In recent years, the cybersecurity landscape has witnessed a surge in sophisticated attacks targeting Python applications. Central to these threats is the exploitation of Python’s built-in functions, `eval()` and `exec()`, which, if misused, can serve as gateways for malicious code execution. Understanding the mechanisms behind these exploits and implementing robust defenses is imperative for developers and organizations relying on Python.
The Mechanics of eval() and exec()
Python’s `eval()` function evaluates and executes expressions from a string-based input, while `exec()` executes dynamically created Python code. These functions offer flexibility but can be perilous when processing untrusted input. Malicious actors can craft inputs that, when processed by these functions, execute harmful code, leading to unauthorized access, data breaches, or system compromise.
Advanced Obfuscation Techniques Employed by Attackers
Threat actors have developed intricate methods to conceal their malicious use of `eval()` and `exec()`, making detection challenging:
1. Homoglyphs and Unicode Deception: By substituting standard characters with visually similar Unicode characters (homoglyphs), attackers can disguise malicious code. For instance, replacing the letter ‘e’ with its Cyrillic counterpart can evade simple pattern-matching detection systems.
2. String Manipulation: Techniques such as string concatenation, reversal, or splitting can obfuscate function names and code logic. For example, constructing the string ‘eval’ by concatenating ‘e’, ‘v’, ‘a’, and ‘l’ can bypass straightforward detection mechanisms.
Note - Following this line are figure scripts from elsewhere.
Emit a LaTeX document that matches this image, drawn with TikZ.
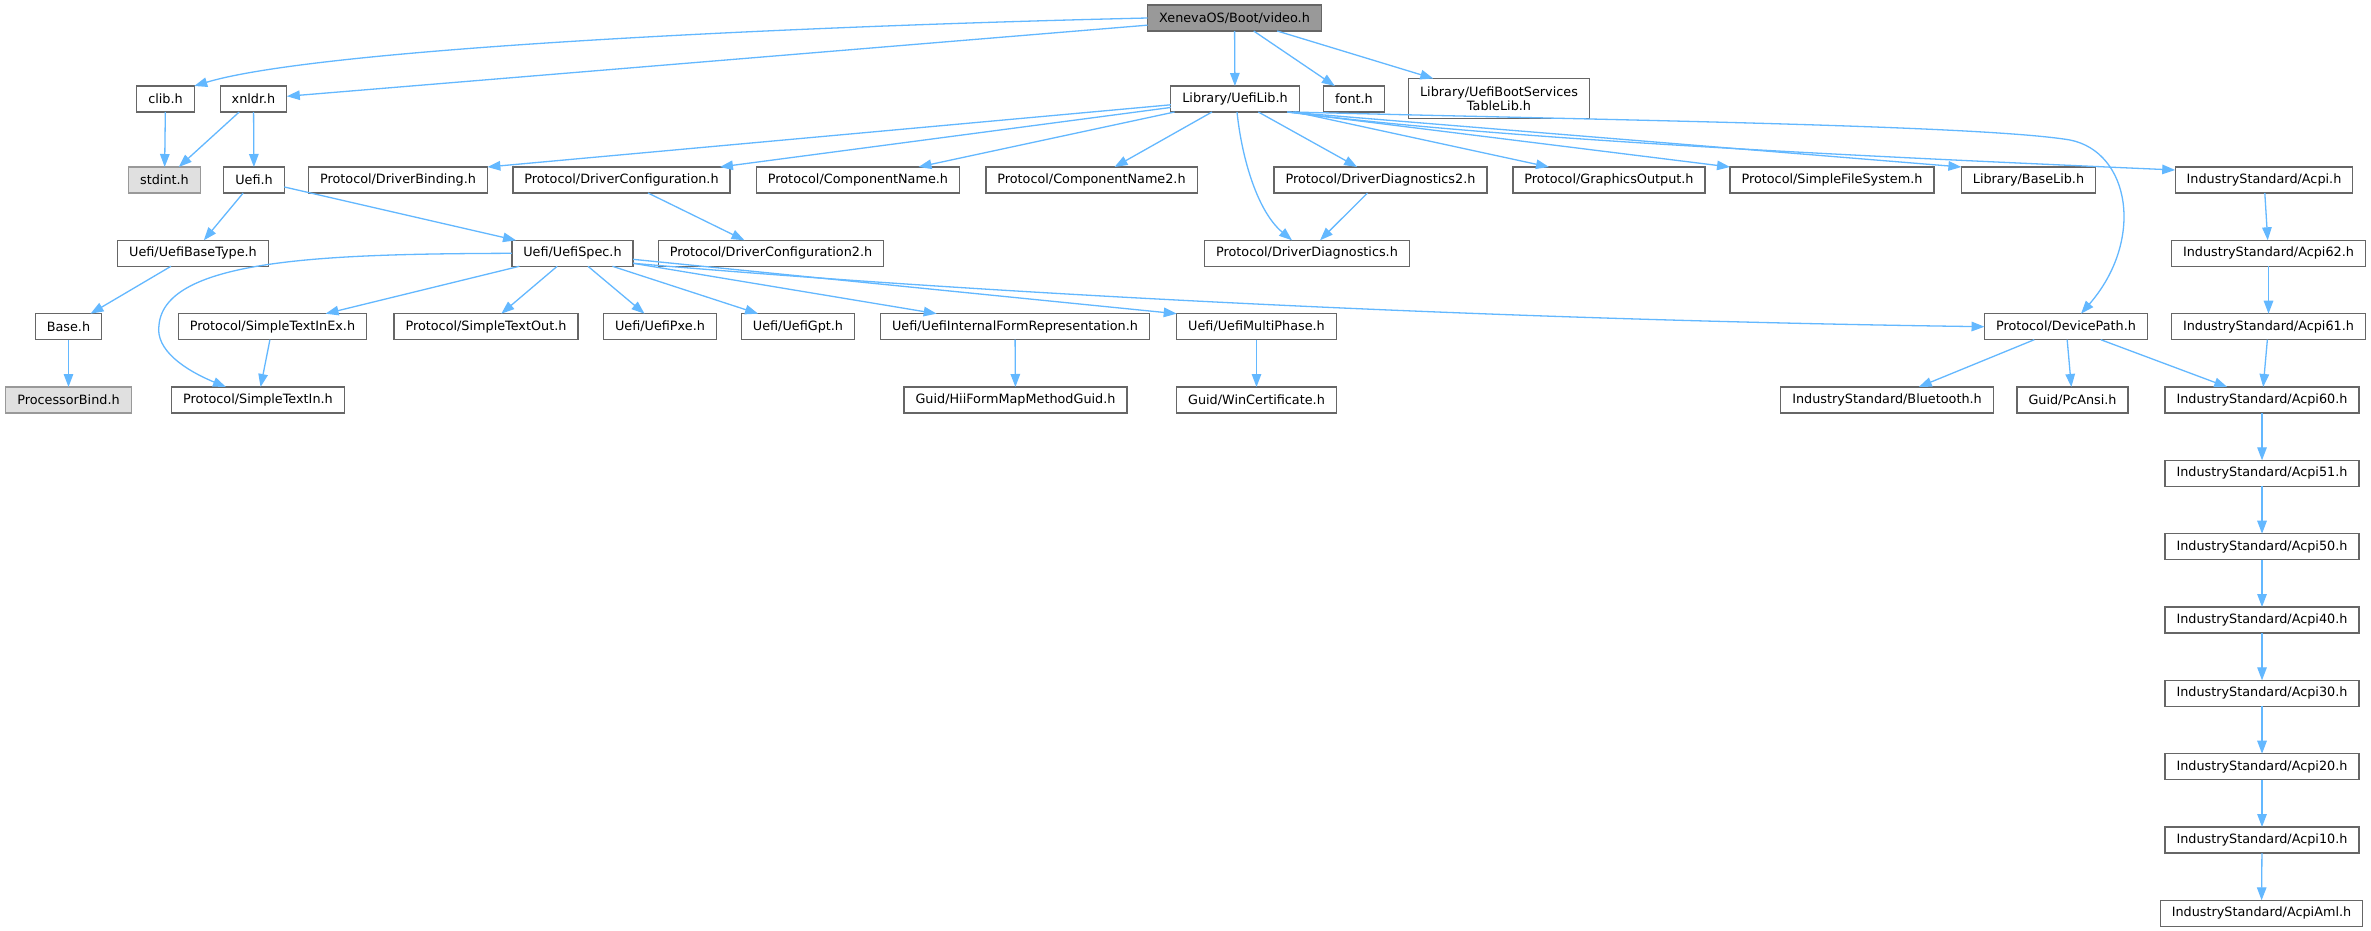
\documentclass[tikz,border=0pt]{standalone}
\usepackage{fontspec}
\setmainfont{DejaVu Sans}
\usepackage{tikz}
\usetikzlibrary{arrows.meta}

\definecolor{edgeblue}{HTML}{63B8FF}
\definecolor{nodeedge}{HTML}{666666}
\definecolor{rootfill}{HTML}{999999}
\definecolor{missingfill}{HTML}{E0E0E0}
\definecolor{missingedge}{HTML}{999999}

\tikzset{
  file/.style={draw=nodeedge, fill=white, line width=1.3pt, minimum height=26pt,
    inner xsep=11.5pt, inner ysep=2pt, outer sep=0pt, font=\fontsize{12.8}{14}\selectfont},
  root/.style={file, fill=rootfill},
  missing/.style={file, draw=missingedge, fill=missingfill},
  dep/.style={draw=edgeblue, line width=1.3pt, -{Triangle[length=13pt,width=9.5pt]}},
}

\begin{document}
\begin{tikzpicture}[x=1pt, y=-1pt]
      % Page frame
      \path[use as bounding box, fill=white] (0,0) rectangle (2371,931);
      % Root header
      \node[root] (video) at (1234.5,18) {XenevaOS/Boot/video.h};
      % First level
      \node[file] (clib) at (165.5,99) {clib.h};
      \node[file] (xnldr) at (253.5,99) {xnldr.h};
      \node[file] (uefilib) at (1235,99) {Library/UefiLib.h};
      \node[file] (font) at (1354,99) {font.h};
      \node[file, minimum height=40pt, align=center] (bstable) at (1499,98.5) {Library/UefiBootServices\\TableLib.h};
      % Second level
      \node[missing] (stdint) at (164.5,180) {stdint.h};
      \node[file] (uefih) at (254,180) {Uefi.h};
      \node[file] (drvbind) at (398,180) {Protocol/DriverBinding.h};
      \node[file] (drvcfg) at (621.5,180) {Protocol/DriverConfiguration.h};
      \node[file] (compname) at (858,180) {Protocol/ComponentName.h};
      \node[file] (compname2) at (1091.5,180) {Protocol/ComponentName2.h};
      \node[file] (drvdiag2) at (1380.5,180) {Protocol/DriverDiagnostics2.h};
      \node[file] (gop) at (1609,180) {Protocol/GraphicsOutput.h};
      \node[file] (sfs) at (1832,180) {Protocol/SimpleFileSystem.h};
      \node[file] (baselib) at (2028.5,180) {Library/BaseLib.h};
      \node[file] (acpi) at (2264,180) {IndustryStandard/Acpi.h};
      % Third level
      \node[file] (basetype) at (193,253.3) {Uefi/UefiBaseType.h};
      \node[file] (uefispec) at (572.5,253.3) {Uefi/UefiSpec.h};
      \node[file] (drvcfg2) at (771,253.3) {Protocol/DriverConfiguration2.h};
      \node[file] (drvdiag) at (1307,253.3) {Protocol/DriverDiagnostics.h};
      \node[file] (acpi62) at (2268.5,253.3) {IndustryStandard/Acpi62.h};
      % Fourth level
      \node[file] (base) at (68.5,326.7) {Base.h};
      \node[file] (stinex) at (272.5,326.7) {Protocol/SimpleTextInEx.h};
      \node[file] (stout) at (486,326.7) {Protocol/SimpleTextOut.h};
      \node[file] (pxe) at (660,326.7) {Uefi/UefiPxe.h};
      \node[file] (gpt) at (798,326.7) {Uefi/UefiGpt.h};
      \node[file] (ifr) at (1015,326.7) {Uefi/UefiInternalFormRepresentation.h};
      \node[file] (multiphase) at (1256.5,326.7) {Uefi/UefiMultiPhase.h};
      \node[file] (devpath) at (2066,326.7) {Protocol/DevicePath.h};
      \node[file] (acpi61) at (2268.5,326.7) {IndustryStandard/Acpi61.h};
      % Fifth level
      \node[missing] (procbind) at (68.5,400) {ProcessorBind.h};
      \node[file] (stin) at (258,400) {Protocol/SimpleTextIn.h};
      \node[file] (hiiform) at (1015.5,400) {Guid/HiiFormMapMethodGuid.h};
      \node[file] (wincert) at (1256.5,400) {Guid/WinCertificate.h};
      \node[file] (bluetooth) at (1887,400) {IndustryStandard/Bluetooth.h};
      \node[file] (pcansi) at (2072.5,400) {Guid/PcAnsi.h};
      \node[file] (acpi60) at (2262,400) {IndustryStandard/Acpi60.h};
      % ACPI column
      \node[file] (acpi51) at (2262,473.3) {IndustryStandard/Acpi51.h};
      \node[file] (acpi50) at (2262,546.7) {IndustryStandard/Acpi50.h};
      \node[file] (acpi40) at (2262,620) {IndustryStandard/Acpi40.h};
      \node[file] (acpi30) at (2262,693.3) {IndustryStandard/Acpi30.h};
      \node[file] (acpi20) at (2262,766.7) {IndustryStandard/Acpi20.h};
      \node[file] (acpi10) at (2262,840) {IndustryStandard/Acpi10.h};
      \node[file] (acpiaml) at (2261.5,913.3) {IndustryStandard/AcpiAml.h};

      % Includes of video.h
      \draw[dep] (video.west) .. controls (800,26) and (320,48) .. (clib.north east);
      \draw[dep] (video) -- (xnldr);
      \draw[dep] (video) -- (uefilib);
      \draw[dep] (video) -- (font);
      \draw[dep] (video) -- (bstable);
      % clib.h and xnldr.h
      \draw[dep] (clib) -- (stdint);
      \draw[dep] (xnldr) -- (stdint);
      \draw[dep] (xnldr) -- (uefih);
      % Uefi.h
      \draw[dep] (uefih) -- (basetype);
      \draw[dep] (uefih) -- (uefispec);
      \draw[dep] (basetype) -- (base);
      \draw[dep] (base) -- (procbind);
      % UefiSpec.h
      \draw[dep] (uefispec.west) .. controls (330,254) and (165,258) .. (159,325)
                 .. controls (155,350) and (185,370) .. ([xshift=-32pt]stin.north);
      \draw[dep] (uefispec) -- (stinex);
      \draw[dep] (uefispec) -- (stout);
      \draw[dep] (uefispec) -- (pxe);
      \draw[dep] (uefispec) -- (gpt);
      \draw[dep] (uefispec) -- (ifr);
      \draw[dep] (uefispec) -- (multiphase.north west);
      \draw[dep] ([yshift=3pt]uefispec.south east) .. controls (1000,295) and (1500,320) .. (devpath.west);
      \draw[dep] (stinex) -- (stin);
      \draw[dep] (ifr) -- (hiiform);
      \draw[dep] (multiphase) -- (wincert);
      % UefiLib.h
      \draw[dep] (uefilib) -- (drvbind.north east);
      \draw[dep] (uefilib) -- (drvcfg);
      \draw[dep] (uefilib) -- (compname);
      \draw[dep] (uefilib) -- (compname2);
      \draw[dep] ([xshift=2pt]uefilib.south) .. controls (1242,160) and (1258,212) .. ([xshift=-15pt]drvdiag.north);
      \draw[dep] (uefilib) -- (drvdiag2);
      \draw[dep] (uefilib) -- (gop);
      \draw[dep] ([xshift=-12pt]uefilib.south east) -- (sfs.north west);
      \draw[dep] ([xshift=-12pt]uefilib.south east) -- (baselib.north west);
      \draw[dep] ([xshift=-10pt]uefilib.south east) .. controls (1500,140) and (1900,158) .. ([yshift=10pt]acpi.west);
      \draw[dep] ([xshift=-6pt]uefilib.south east) .. controls (1600,120) and (1980,125) .. (2070,140)
                 .. controls (2130,152) and (2145,240) .. ([xshift=15pt]devpath.north);
      \draw[dep] (drvcfg) -- (drvcfg2);
      \draw[dep] (drvdiag2) -- (drvdiag);
      % DevicePath.h
      \draw[dep] (devpath) -- (bluetooth);
      \draw[dep] (devpath) -- (pcansi);
      \draw[dep] (devpath) -- (acpi60);
      % ACPI chain
      \draw[dep] (acpi) -- (acpi62);
      \draw[dep] (acpi62) -- (acpi61);
      \draw[dep] (acpi61) -- (acpi60);
      \draw[dep] (acpi60) -- (acpi51);
      \draw[dep] (acpi51) -- (acpi50);
      \draw[dep] (acpi50) -- (acpi40);
      \draw[dep] (acpi40) -- (acpi30);
      \draw[dep] (acpi30) -- (acpi20);
      \draw[dep] (acpi20) -- (acpi10);
      \draw[dep] (acpi10) -- (acpiaml);
\end{tikzpicture}
\end{document}
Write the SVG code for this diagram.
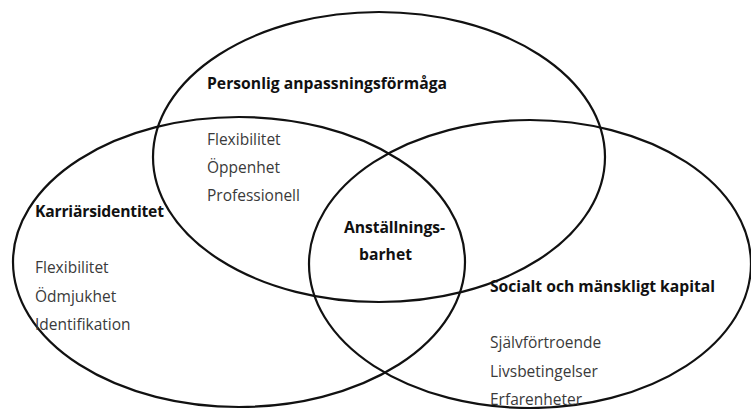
<svg xmlns="http://www.w3.org/2000/svg" width="751" height="409" viewBox="0 0 751 409">
<style>
  .c { fill: none; stroke: #111; stroke-width: 2.2; }
  .t { font-family: "Open Sans", "Noto Sans", sans-serif; font-size: 15.5px; fill: #3a3a3a; }
  .b { font-family: "Open Sans", "Noto Sans", sans-serif; font-size: 15.7px; font-weight: bold; fill: #111; }
</style>
<rect width="751" height="409" fill="#fff"/>
<g id="circles">
  <g id="personlig"><ellipse class="c" cx="379" cy="157" rx="226" ry="145"/></g>
  <g id="karriar"><ellipse class="c" cx="239" cy="262" rx="226" ry="145"/></g>
  <g id="socialt"><ellipse class="c" cx="530" cy="264" rx="221" ry="144"/></g>
</g>
<g id="labels">
  <text class="b" x="207" y="89" textLength="240">Personlig anpassningsförmåga</text>
  <text class="t" x="207" y="145">Flexibilitet</text>
  <text class="t" x="207" y="173">Öppenhet</text>
  <text class="t" x="207" y="201">Professionell</text>
  <text class="b" x="35" y="217" textLength="129">Karriärsidentitet</text>
  <text class="t" x="35" y="273">Flexibilitet</text>
  <text class="t" x="35" y="302">Ödmjukhet</text>
  <text class="t" x="35" y="330">Identifikation</text>
  <text class="b" x="344" y="233" textLength="101">Anställnings-</text>
  <text class="b" x="359" y="260" textLength="53">barhet</text>
  <text class="b" x="490" y="292" textLength="225">Socialt och mänskligt kapital</text>
  <text class="t" x="490" y="348">Självförtroende</text>
  <text class="t" x="490" y="377">Livsbetingelser</text>
  <text class="t" x="490" y="405">Erfarenheter</text>
</g>
</svg>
3. Alternative Import Methods: Utilizing Python’s `__import__()` function or manipulating `sys.modules`, `globals()`, and `locals()` allows attackers to import and execute malicious modules without using standard import statements, thereby evading detection.
4. Layered Encoding: Employing multiple encoding schemes such as base64, hexadecimal, ROT13, marshal, and zlib compression, attackers can obscure the true nature of their payloads. This multi-layered encoding makes static analysis and detection significantly more complex.
Real-World Implications and Case Studies
The exploitation of `eval()` and `exec()` is not merely theoretical. Several real-world incidents underscore the severity of this threat:
– Supply Chain Attacks on PyPI: Over the past five years, more than 100 supply chain attacks have been reported on the Python Package Index (PyPI). Malicious packages often incorporate obfuscated code that leverages `eval()` or `exec()` to execute harmful payloads upon installation, compromising the systems of unsuspecting developers.
– Django Application Vulnerabilities: In a notable case, a vulnerability in a Django application allowed attackers to upload malicious CSV files. By exploiting directory traversal and embedding Python code within CSV comments, attackers could overwrite critical files like `wsgi.py`. Given Django’s auto-reloading behavior, this led to immediate execution of the malicious code, granting full remote code execution capabilities.
– Malicious PyPI Packages Targeting Developers: Malicious packages such as solana-token have been identified on PyPI, designed to steal source code and sensitive information from developers. These packages often use obfuscated code that, upon execution, exfiltrates data to attacker-controlled servers.
Defensive Strategies Against eval() and exec() Exploitation
Mitigating the risks associated with `eval()` and `exec()` requires a multi-faceted approach:
1. Avoidance of Dangerous Functions: The most effective defense is to avoid using `eval()` and `exec()` altogether, especially with untrusted input. Alternative, safer methods should be employed to achieve the desired functionality.
2. Input Validation and Sanitization: If the use of these functions is unavoidable, rigorous input validation and sanitization are essential. Implementing strict checks can prevent the execution of unintended or harmful code.
3. Advanced Static Analysis Tools: Traditional regex-based security tools often fall short in detecting obfuscated malicious code. Advanced static analysis tools, such as Hexora, are designed to identify complex obfuscation techniques and can be instrumental in detecting hidden threats.
4. Dynamic Analysis and Sandboxing: Employing dynamic analysis and sandboxing techniques allows for the observation of code behavior in a controlled environment. This approach can reveal malicious activities that static analysis might miss.
5. Machine Learning Models: Integrating machine learning models trained to detect patterns indicative of obfuscation or malicious behavior can enhance detection capabilities. These models can adapt to evolving attack techniques, providing a proactive defense mechanism.
6. Human Oversight: Automated tools are invaluable, but human expertise remains crucial. Regular code reviews and audits by experienced developers can identify potential vulnerabilities and ensure adherence to best practices.
Conclusion
The exploitation of Python’s `eval()` and `exec()` functions represents a significant and evolving threat in the cybersecurity domain. Attackers’ use of sophisticated obfuscation techniques necessitates a comprehensive and proactive defense strategy. By understanding the methods employed by malicious actors and implementing robust security measures, developers and organizations can safeguard their Python applications against these insidious attacks.